→ **WHAT NEEDS TO BE DONE**
Copy each line holding the string "that".
— BEGIN GIVEN RECORDS —
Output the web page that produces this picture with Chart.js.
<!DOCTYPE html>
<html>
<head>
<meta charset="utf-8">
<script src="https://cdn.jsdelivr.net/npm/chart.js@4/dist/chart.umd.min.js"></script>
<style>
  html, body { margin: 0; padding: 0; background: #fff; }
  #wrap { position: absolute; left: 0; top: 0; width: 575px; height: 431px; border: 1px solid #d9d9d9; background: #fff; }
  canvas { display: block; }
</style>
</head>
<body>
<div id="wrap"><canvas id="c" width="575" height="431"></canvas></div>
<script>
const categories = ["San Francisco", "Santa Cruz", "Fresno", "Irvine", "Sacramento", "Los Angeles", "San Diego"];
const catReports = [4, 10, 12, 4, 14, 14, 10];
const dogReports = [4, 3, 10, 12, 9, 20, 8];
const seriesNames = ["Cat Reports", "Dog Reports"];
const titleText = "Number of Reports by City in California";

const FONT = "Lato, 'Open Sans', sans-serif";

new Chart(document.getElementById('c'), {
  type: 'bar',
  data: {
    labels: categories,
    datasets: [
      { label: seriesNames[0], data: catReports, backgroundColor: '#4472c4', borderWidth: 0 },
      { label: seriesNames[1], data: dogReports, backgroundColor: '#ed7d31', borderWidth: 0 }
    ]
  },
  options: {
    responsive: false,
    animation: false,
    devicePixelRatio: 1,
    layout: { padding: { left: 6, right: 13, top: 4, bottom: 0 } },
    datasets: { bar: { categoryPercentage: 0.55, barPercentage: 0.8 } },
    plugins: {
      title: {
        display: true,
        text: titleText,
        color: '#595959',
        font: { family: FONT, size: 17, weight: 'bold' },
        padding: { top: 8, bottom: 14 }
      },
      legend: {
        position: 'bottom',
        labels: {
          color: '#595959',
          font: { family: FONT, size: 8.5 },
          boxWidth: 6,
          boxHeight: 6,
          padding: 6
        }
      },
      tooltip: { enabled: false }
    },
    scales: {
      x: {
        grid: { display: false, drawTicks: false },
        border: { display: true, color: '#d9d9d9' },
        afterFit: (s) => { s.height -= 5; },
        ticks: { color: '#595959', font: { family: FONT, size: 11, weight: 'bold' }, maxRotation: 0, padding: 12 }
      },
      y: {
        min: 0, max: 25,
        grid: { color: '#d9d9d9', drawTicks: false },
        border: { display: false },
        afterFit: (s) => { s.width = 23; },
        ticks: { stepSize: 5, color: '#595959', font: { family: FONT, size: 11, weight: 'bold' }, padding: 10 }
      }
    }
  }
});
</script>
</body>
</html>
— END GIVEN RECORDS —
— BEGIN GIVEN RECORDS —
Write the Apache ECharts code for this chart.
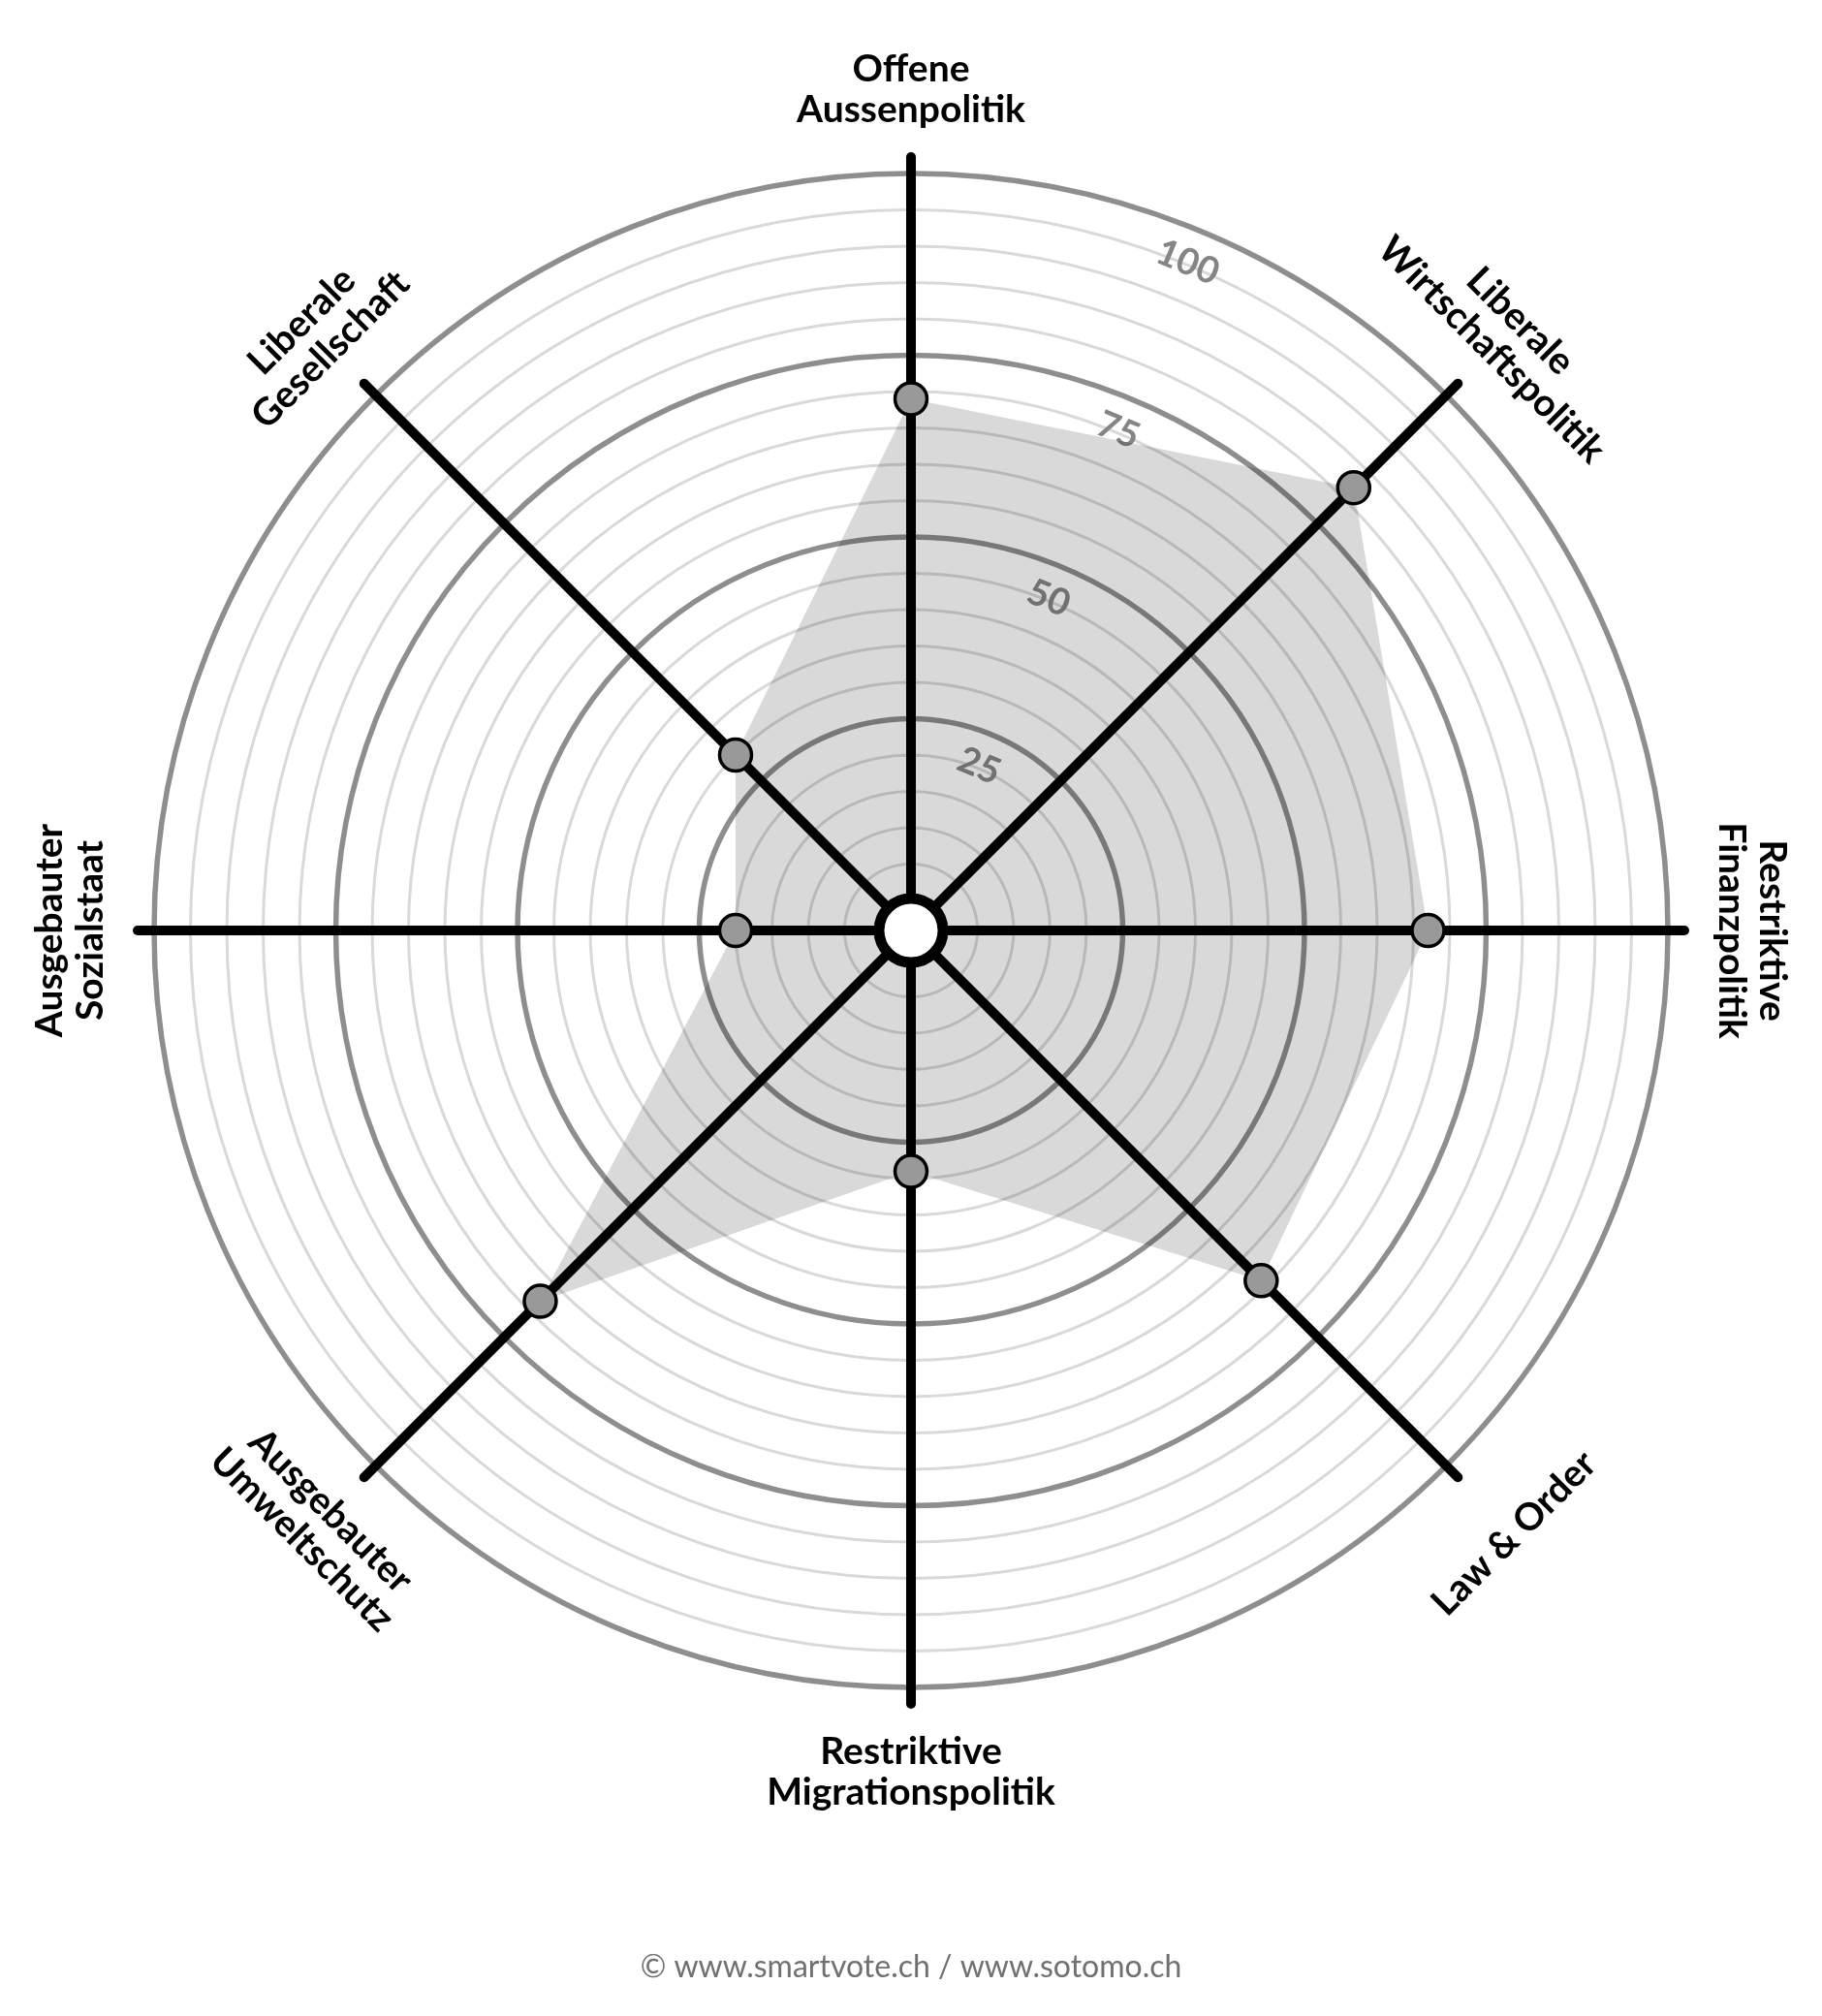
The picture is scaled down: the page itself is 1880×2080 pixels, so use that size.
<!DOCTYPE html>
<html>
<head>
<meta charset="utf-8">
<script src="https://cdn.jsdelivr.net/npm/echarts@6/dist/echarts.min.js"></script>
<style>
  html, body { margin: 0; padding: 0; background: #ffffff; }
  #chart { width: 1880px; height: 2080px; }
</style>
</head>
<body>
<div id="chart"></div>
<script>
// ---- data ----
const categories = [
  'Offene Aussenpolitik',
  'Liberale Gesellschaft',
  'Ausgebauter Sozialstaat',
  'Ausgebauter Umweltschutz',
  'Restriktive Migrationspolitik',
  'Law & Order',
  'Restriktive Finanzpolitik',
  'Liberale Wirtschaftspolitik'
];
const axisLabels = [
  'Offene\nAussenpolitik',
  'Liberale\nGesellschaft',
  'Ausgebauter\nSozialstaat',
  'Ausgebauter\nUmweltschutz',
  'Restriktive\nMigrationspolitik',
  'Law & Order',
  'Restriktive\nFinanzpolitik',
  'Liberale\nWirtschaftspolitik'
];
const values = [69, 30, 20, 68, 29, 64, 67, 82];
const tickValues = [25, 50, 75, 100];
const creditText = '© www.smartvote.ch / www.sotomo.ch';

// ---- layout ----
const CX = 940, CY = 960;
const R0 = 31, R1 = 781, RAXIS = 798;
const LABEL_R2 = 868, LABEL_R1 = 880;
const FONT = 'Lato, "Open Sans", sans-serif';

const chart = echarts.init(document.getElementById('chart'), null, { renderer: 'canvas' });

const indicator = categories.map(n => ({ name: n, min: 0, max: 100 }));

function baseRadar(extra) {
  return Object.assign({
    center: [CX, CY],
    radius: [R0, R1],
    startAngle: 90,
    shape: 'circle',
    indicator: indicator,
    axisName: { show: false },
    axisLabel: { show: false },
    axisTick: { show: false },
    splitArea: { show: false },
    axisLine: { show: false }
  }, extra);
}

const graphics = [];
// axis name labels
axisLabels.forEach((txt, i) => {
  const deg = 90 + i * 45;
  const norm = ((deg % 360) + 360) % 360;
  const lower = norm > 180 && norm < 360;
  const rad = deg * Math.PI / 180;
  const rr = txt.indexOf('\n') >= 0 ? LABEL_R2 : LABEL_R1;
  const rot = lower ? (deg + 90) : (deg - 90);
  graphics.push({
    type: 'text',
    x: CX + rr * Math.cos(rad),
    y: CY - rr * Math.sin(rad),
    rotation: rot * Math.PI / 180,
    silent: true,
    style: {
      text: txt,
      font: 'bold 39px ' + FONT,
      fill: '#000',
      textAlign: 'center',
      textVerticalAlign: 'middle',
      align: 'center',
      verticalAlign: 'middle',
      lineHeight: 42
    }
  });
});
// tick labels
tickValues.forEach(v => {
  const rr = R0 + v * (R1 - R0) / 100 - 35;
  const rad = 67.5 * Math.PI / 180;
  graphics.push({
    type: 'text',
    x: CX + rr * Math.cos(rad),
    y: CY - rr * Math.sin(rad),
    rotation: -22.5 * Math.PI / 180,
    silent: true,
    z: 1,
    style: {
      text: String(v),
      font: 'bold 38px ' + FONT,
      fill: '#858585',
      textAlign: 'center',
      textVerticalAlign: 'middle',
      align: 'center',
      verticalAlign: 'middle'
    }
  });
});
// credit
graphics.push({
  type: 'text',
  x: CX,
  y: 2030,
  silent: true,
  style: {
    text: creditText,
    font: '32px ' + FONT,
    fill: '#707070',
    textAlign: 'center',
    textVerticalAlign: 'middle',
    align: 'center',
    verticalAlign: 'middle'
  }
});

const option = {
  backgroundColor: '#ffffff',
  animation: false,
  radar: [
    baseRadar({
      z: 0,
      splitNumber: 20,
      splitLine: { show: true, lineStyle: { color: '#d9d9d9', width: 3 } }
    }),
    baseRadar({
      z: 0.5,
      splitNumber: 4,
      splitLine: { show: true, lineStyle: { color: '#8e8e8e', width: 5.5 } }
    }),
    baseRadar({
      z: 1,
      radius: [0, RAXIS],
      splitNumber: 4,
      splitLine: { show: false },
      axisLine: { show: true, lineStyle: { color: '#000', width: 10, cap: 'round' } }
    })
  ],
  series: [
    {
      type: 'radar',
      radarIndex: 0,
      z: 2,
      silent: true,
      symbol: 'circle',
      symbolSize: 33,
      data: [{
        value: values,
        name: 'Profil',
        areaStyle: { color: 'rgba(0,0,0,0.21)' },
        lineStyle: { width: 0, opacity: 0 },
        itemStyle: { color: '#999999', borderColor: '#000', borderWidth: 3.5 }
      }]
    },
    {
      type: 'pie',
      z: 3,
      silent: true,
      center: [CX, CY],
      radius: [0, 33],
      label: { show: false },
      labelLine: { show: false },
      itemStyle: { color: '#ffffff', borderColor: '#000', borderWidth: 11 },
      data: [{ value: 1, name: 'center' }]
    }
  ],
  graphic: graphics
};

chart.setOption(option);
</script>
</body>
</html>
— END GIVEN RECORDS —
→ **REPLY**
Output the web page that produces this picture with Chart.js.
The picture is scaled down: the page itself is 1880×2080 pixels, so use that size.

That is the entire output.